Provided data:
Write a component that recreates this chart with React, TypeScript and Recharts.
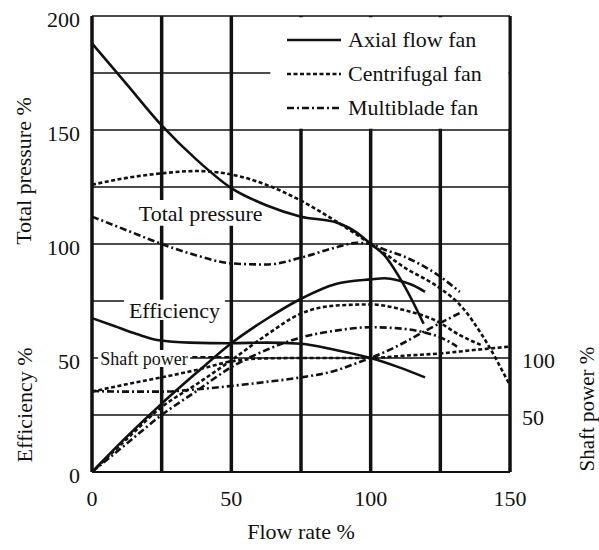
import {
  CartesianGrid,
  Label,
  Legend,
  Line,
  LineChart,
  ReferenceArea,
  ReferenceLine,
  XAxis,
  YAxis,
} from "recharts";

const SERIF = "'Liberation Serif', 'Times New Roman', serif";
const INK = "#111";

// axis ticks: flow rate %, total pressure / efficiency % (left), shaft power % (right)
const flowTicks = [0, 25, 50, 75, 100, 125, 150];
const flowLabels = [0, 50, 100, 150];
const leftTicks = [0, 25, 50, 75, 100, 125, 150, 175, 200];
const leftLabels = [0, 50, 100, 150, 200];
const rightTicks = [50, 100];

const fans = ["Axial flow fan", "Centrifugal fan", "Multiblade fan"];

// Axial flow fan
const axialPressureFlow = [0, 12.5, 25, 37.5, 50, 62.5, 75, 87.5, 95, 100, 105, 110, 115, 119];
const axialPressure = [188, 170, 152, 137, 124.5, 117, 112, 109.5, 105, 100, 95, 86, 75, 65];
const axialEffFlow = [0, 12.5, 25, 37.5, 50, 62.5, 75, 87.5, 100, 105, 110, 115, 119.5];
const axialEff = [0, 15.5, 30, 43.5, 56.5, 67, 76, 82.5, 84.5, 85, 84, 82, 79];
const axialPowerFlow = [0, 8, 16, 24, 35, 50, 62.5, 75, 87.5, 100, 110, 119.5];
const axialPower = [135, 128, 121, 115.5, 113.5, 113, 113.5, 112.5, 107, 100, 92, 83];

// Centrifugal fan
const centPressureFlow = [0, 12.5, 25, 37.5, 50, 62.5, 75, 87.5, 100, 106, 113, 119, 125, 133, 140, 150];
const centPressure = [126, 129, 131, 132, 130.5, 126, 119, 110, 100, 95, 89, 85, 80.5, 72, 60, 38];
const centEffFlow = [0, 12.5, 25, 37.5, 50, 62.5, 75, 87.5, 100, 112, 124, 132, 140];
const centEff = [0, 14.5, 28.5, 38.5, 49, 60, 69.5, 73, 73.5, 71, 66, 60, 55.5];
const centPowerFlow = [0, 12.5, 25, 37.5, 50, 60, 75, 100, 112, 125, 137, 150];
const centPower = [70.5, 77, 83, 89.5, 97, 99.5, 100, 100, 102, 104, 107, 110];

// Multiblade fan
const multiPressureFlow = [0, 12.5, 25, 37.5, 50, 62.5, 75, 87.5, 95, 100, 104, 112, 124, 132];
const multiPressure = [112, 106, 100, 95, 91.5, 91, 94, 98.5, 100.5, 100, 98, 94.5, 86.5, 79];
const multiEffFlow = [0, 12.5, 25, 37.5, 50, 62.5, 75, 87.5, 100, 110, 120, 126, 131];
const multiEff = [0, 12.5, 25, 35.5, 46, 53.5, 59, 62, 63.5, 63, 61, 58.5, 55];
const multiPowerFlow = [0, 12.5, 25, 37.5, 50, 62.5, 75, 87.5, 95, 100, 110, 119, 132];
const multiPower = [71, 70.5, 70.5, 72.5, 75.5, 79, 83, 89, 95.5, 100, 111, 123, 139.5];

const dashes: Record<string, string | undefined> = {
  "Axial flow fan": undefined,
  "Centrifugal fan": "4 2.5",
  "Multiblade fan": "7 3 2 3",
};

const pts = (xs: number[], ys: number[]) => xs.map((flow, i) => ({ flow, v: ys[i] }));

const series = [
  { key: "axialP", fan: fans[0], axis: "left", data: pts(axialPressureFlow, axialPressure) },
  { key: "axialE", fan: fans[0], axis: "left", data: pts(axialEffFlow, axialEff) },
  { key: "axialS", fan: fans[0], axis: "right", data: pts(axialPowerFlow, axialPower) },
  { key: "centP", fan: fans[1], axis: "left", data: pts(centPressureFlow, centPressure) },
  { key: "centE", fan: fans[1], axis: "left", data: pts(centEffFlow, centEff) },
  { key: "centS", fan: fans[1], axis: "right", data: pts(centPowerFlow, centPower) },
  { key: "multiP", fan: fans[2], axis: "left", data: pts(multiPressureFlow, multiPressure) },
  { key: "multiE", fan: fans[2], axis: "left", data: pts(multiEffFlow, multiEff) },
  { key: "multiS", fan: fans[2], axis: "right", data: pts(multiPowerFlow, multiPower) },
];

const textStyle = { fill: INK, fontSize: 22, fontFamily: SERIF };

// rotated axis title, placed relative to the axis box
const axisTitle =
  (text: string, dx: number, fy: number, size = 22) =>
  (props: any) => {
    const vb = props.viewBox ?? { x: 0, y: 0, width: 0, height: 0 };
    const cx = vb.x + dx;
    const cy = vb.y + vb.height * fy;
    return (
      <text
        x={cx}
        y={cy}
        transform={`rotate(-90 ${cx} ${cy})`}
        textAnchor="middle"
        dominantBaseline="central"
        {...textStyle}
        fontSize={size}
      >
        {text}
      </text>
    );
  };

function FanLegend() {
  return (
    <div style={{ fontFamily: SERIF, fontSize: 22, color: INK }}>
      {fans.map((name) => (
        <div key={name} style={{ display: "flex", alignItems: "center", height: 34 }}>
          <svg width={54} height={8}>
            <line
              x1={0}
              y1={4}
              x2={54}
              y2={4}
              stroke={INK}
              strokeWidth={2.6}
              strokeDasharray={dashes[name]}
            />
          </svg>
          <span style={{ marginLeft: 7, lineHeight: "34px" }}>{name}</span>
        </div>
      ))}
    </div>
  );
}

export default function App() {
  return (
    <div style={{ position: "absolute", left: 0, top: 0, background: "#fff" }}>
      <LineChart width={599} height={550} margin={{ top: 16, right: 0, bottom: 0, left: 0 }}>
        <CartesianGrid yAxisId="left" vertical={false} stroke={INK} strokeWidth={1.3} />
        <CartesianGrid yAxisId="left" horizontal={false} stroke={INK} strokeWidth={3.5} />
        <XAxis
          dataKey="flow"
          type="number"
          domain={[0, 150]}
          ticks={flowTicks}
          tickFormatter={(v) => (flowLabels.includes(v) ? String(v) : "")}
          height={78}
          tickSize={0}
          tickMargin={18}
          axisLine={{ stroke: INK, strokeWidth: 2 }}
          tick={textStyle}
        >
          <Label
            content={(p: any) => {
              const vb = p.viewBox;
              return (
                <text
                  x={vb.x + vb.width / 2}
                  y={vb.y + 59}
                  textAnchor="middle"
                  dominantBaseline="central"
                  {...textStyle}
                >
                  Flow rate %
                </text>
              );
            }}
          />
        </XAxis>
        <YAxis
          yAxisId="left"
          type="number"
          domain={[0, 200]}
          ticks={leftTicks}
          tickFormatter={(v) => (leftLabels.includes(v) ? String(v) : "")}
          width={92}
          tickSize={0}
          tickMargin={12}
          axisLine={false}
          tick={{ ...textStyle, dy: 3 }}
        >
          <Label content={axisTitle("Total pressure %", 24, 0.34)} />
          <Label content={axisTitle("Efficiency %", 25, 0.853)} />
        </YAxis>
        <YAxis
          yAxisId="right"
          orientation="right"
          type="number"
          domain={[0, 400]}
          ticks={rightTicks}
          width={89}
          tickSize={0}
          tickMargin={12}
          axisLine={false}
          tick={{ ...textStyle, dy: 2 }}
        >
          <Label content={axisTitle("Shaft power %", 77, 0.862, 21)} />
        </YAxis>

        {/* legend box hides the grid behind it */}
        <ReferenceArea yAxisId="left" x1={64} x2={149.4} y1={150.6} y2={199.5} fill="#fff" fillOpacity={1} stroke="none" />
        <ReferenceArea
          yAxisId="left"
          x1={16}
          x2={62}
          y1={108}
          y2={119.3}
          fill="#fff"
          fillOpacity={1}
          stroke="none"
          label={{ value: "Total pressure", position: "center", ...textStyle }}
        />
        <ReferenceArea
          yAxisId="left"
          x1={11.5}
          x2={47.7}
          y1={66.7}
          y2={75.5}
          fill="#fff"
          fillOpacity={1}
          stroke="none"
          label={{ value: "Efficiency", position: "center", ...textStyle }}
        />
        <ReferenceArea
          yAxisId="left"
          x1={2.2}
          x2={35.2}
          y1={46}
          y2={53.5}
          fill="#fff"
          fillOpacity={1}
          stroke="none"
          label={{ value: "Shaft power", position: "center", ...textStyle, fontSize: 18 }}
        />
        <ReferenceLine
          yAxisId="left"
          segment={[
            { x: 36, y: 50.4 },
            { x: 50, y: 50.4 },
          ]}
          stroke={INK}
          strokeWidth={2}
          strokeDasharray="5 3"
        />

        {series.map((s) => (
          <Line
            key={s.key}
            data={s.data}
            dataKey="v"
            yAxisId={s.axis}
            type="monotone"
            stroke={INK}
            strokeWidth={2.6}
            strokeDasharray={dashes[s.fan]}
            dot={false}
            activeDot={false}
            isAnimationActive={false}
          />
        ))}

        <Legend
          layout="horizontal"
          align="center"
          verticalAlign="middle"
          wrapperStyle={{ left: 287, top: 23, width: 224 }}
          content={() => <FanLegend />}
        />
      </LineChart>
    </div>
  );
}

==

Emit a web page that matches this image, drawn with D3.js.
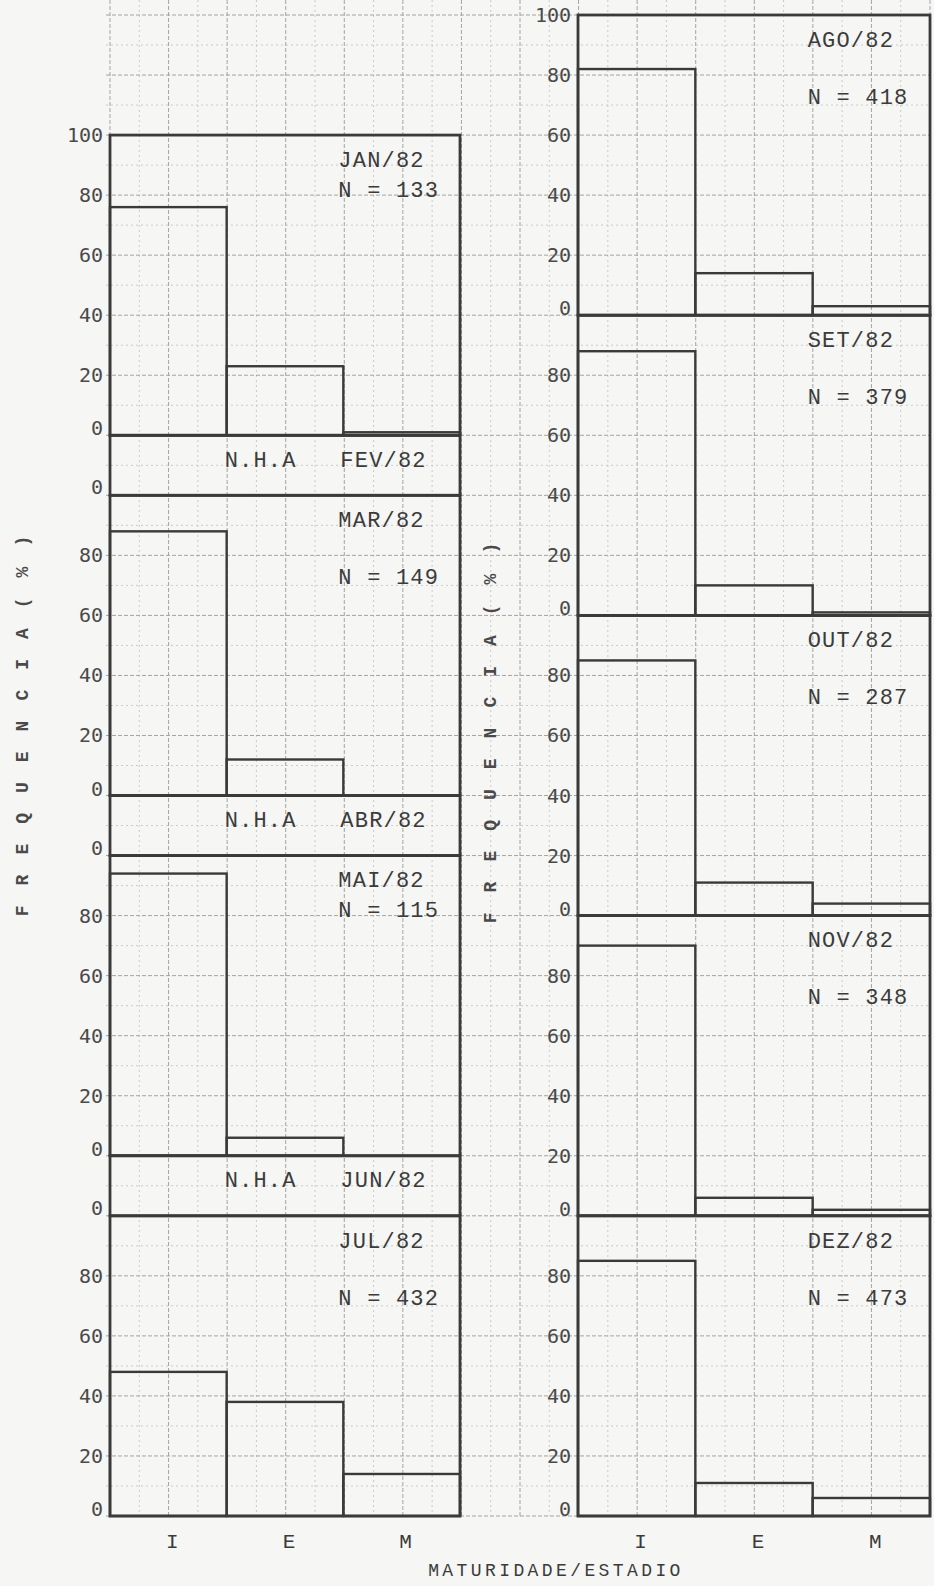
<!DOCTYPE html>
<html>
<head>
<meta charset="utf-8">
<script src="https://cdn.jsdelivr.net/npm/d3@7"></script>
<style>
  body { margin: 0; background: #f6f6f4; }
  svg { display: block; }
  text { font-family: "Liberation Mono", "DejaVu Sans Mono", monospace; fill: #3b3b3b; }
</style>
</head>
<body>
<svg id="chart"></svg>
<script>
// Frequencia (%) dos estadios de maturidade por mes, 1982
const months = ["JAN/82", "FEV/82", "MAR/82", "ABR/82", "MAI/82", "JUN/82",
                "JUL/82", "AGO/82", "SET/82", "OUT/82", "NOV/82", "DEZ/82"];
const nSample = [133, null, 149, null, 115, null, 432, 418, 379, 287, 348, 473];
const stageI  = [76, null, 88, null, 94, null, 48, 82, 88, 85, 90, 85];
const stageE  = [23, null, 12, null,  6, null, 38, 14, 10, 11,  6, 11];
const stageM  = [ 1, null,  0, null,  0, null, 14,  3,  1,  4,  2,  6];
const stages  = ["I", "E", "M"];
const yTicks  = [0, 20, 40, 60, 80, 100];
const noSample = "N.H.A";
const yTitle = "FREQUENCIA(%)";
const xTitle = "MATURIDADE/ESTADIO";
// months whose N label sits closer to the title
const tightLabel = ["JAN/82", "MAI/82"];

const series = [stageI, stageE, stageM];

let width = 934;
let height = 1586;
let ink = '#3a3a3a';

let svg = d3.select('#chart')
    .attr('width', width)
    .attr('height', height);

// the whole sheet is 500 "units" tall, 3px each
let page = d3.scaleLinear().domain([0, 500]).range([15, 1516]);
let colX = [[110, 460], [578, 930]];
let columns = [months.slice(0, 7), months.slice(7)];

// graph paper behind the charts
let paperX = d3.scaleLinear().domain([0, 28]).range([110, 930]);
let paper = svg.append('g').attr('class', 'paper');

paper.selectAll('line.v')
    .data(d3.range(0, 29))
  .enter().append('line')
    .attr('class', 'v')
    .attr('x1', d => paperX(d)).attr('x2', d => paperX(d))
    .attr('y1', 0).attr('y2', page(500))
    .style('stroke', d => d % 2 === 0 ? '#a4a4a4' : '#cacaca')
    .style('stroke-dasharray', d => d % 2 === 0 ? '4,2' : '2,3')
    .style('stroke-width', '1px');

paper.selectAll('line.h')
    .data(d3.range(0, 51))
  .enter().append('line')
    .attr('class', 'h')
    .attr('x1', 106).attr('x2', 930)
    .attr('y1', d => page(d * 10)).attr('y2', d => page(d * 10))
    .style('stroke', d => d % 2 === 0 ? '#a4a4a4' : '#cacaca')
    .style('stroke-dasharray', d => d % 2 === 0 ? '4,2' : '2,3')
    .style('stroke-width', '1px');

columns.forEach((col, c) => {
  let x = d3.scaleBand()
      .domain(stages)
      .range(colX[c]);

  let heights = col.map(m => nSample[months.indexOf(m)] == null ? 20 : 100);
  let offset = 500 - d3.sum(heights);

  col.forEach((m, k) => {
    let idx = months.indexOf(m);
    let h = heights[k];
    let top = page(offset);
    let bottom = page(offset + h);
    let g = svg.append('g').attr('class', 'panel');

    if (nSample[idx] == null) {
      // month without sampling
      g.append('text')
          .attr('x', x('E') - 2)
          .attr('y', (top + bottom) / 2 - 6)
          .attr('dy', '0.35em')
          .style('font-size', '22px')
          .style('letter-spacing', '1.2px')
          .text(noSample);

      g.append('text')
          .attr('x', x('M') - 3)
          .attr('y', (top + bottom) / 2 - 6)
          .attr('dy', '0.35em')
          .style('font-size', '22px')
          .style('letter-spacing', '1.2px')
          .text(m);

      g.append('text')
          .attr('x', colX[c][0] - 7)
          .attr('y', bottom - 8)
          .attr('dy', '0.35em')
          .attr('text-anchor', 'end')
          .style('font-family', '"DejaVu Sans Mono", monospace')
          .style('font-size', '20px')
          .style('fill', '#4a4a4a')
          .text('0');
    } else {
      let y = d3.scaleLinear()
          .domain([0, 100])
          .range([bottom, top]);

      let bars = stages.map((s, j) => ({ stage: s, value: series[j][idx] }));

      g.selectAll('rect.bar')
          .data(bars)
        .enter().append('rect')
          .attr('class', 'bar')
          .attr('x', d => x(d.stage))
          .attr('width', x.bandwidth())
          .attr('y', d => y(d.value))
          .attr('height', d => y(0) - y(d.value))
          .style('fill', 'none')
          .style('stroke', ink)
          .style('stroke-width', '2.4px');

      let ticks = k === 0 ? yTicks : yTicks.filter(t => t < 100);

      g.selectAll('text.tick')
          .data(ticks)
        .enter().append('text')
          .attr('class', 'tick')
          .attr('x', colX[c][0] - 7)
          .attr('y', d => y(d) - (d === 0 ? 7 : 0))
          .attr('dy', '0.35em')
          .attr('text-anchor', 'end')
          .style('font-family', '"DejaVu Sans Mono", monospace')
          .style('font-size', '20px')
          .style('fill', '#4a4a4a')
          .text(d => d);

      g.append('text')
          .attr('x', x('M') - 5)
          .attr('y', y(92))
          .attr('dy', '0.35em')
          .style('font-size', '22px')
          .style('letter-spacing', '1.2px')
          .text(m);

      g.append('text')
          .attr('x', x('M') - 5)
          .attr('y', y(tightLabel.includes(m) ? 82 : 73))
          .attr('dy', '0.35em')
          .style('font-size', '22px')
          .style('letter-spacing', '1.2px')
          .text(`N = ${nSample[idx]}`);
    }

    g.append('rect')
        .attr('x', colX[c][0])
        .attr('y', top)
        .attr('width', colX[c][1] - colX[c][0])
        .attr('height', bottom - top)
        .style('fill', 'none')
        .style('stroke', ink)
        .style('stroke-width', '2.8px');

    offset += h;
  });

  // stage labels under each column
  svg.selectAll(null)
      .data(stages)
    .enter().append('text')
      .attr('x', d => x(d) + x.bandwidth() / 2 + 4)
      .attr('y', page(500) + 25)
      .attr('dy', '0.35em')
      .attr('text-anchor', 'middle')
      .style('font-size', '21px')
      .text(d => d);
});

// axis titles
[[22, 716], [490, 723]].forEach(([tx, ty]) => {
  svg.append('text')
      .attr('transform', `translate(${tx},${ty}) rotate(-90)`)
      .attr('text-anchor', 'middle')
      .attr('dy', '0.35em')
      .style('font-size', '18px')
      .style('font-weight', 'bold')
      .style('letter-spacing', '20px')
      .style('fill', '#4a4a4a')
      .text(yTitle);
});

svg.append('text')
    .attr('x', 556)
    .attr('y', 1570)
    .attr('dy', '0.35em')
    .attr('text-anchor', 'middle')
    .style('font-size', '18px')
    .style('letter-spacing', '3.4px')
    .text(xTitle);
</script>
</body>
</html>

Aim:
Copy nothing but the lines above from the one with "Write a component" to the one with "const rightTicks = [50, 100];", inclusive, word for word. Leave every picture out.

Answer to this task:
Write a component that recreates this chart with React, TypeScript and Recharts.
import {
  CartesianGrid,
  Label,
  Legend,
  Line,
  LineChart,
  ReferenceArea,
  ReferenceLine,
  XAxis,
  YAxis,
} from "recharts";

const SERIF = "'Liberation Serif', 'Times New Roman', serif";
const INK = "#111";

// axis ticks: flow rate %, total pressure / efficiency % (left), shaft power % (right)
const flowTicks = [0, 25, 50, 75, 100, 125, 150];
const flowLabels = [0, 50, 100, 150];
const leftTicks = [0, 25, 50, 75, 100, 125, 150, 175, 200];
const leftLabels = [0, 50, 100, 150, 200];
const rightTicks = [50, 100];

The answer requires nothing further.